Results vary by hardware and workload — run `nvh bench` to measure on your setup.

---

## Core Commands

| Command | What It Does |
|---------|-------------|
| `nvh "question"` | Smart route to best available model |
| `nvh convene "question"` | Council consensus (3+ models) |
| `nvh throwdown "question"` | Three-pass deep analysis with critique |
| `nvh agent "task"` | Agentic coding with expert referral + QA |
| `nvh review` | Multi-model code review |
| `nvh test-gen file.py` | AI test generation with verification |
| `nvh safe "question"` | Local only — nothing leaves your machine |
| `nvh serve` | Start API server (OpenAI + Anthropic proxy) |
| `nvh webui` | Launch web dashboard |
| `nvh health` | Provider resilience dashboard |
| `nvh bench` | GPU speed test (tokens/sec) |
| `nvh setup` | Interactive provider setup |
| `nvh doctor` | Full diagnostic dump |

[Full command reference](docs/COMMANDS.md) (50+ commands)

---

## Documentation

| Guide | Description |
|-------|-------------|
| [Getting Started](docs/GETTING_STARTED.md) | First-time setup |
| [Commands](docs/COMMANDS.md) | Full CLI reference (50+ commands) |
| [Providers](docs/PROVIDERS.md) | 23 providers, rate limits, free tiers |
| [Council System](docs/COUNCIL.md) | Multi-LLM consensus with confidence scoring |
| [Architecture](docs/ARCHITECTURE.md) | System design and adaptive routing |
| [GPU Detection](docs/GPU_DETECTION.md) | Auto-detection, model selection, OOM protection |
| [SDK & API](docs/SDK_API.md) | Python SDK, REST API, proxies |
| [Agent Tools](docs/TOOLS.md) | Agent tools and capabilities |
| [Configuration](docs/CONFIGURATION.md) | Configuration reference |
| [Web UI](docs/WEBUI.md) | Web dashboard |
| [Deploy Without Root](docs/DEPLOY_NO_ROOT.md) | No-root install on servers |
| [Windows Troubleshooting](docs/TROUBLESHOOTING_WINDOWS.md) | Encoding, segfaults, port issues |
| [Releasing](docs/RELEASING.md) | Release runbook |

---

## Important Notes

- **Data Privacy**: Cloud providers transmit queries to third-party APIs subject to each provider's privacy policy.
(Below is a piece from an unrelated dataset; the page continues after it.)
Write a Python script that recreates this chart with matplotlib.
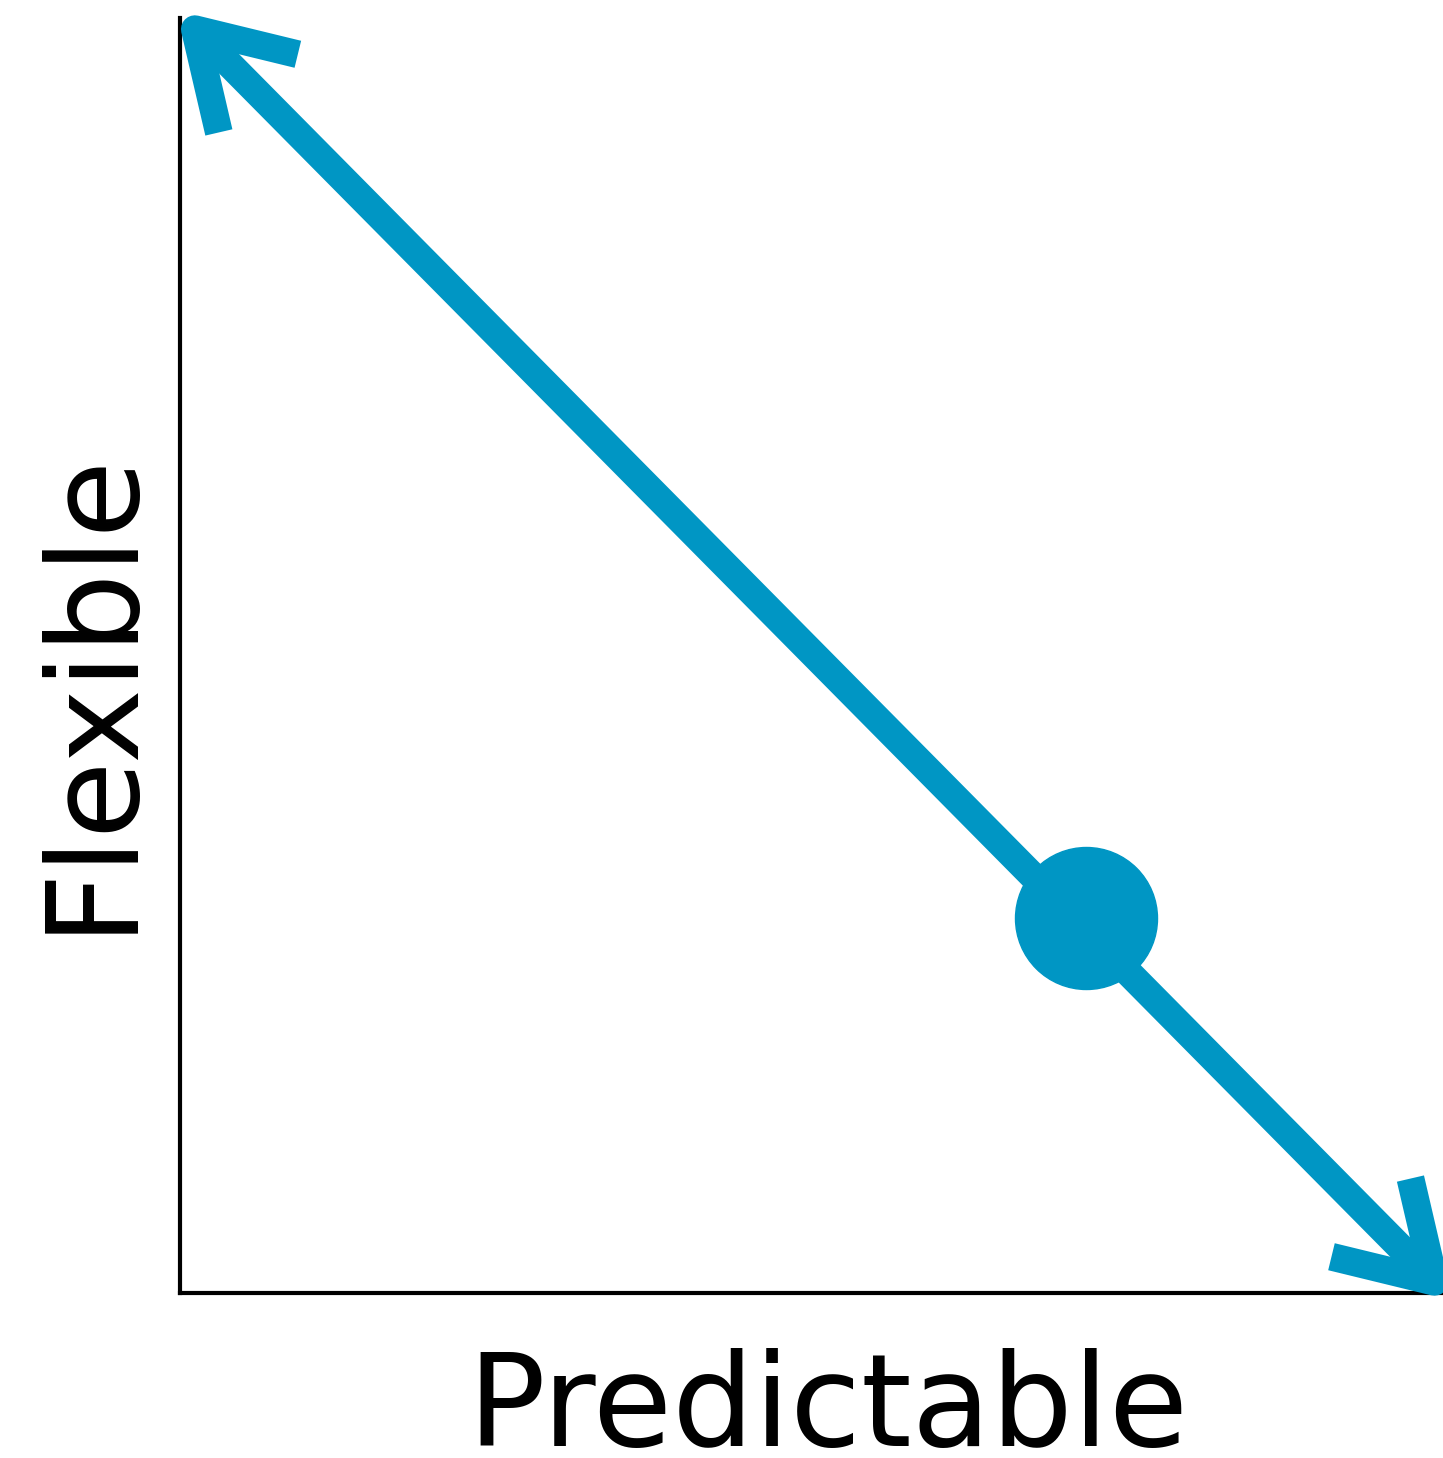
import matplotlib.pyplot as plt

# diagram data (axes fraction 0..1)
arrow_start = [-0.003, 1.006]
arrow_end = [1.008, -0.006]
dot_x = [0.717]
dot_y = [0.294]
x_label = 'Predictable'
y_label = 'Flexible'
blue = '#0096c4'

fig = plt.figure(figsize=(14.43, 14.58), dpi=100)
ax = fig.add_axes([180/1443, 165/1458, 1263/1443, 1275/1458])
ax.set_xlim(0, 1)
ax.set_ylim(0, 1)
ax.spines['top'].set_visible(False)
ax.spines['right'].set_visible(False)
ax.spines['left'].set_linewidth(3)
ax.spines['bottom'].set_linewidth(3)
ax.set_xticks([])
ax.set_yticks([])

# double headed arrow
ax.annotate('', xy=arrow_end, xytext=arrow_start,
            arrowprops=dict(arrowstyle='<->,head_length=1.3,head_width=0.8',
                            color=blue, lw=20, mutation_scale=50,
                            joinstyle='round', capstyle='butt',
                            shrinkA=0, shrinkB=0),
            annotation_clip=False)

# the point on the line
ax.scatter(dot_x, dot_y, s=(142*0.72)**2, color=blue, zorder=5, clip_on=False)

fig.text(828/1443, 1 - 1446/1458, x_label, fontsize=93, ha='center', va='baseline',
         family='DejaVu Sans')
fig.text(92/1443, 1 - 690/1458, y_label, fontsize=91, ha='center', va='center',
         rotation=90, family='DejaVu Sans')

fig.savefig('out.png', dpi=100)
Use `nvh safe` or `--prefer-nvidia` to keep inference local.
- **AI Accuracy**: AI-generated outputs may contain errors. Review agent-modified files before committing to production.
- **Security**: Safety guardrails use pattern-matching heuristics. For sensitive environments, use `--sandbox` with Docker isolation.
- **Benchmarks**: Results measured on NVIDIA DGX Spark reference hardware. Results vary by hardware, provider, and workload.

## License

MIT License. See [LICENSE](LICENSE) for details.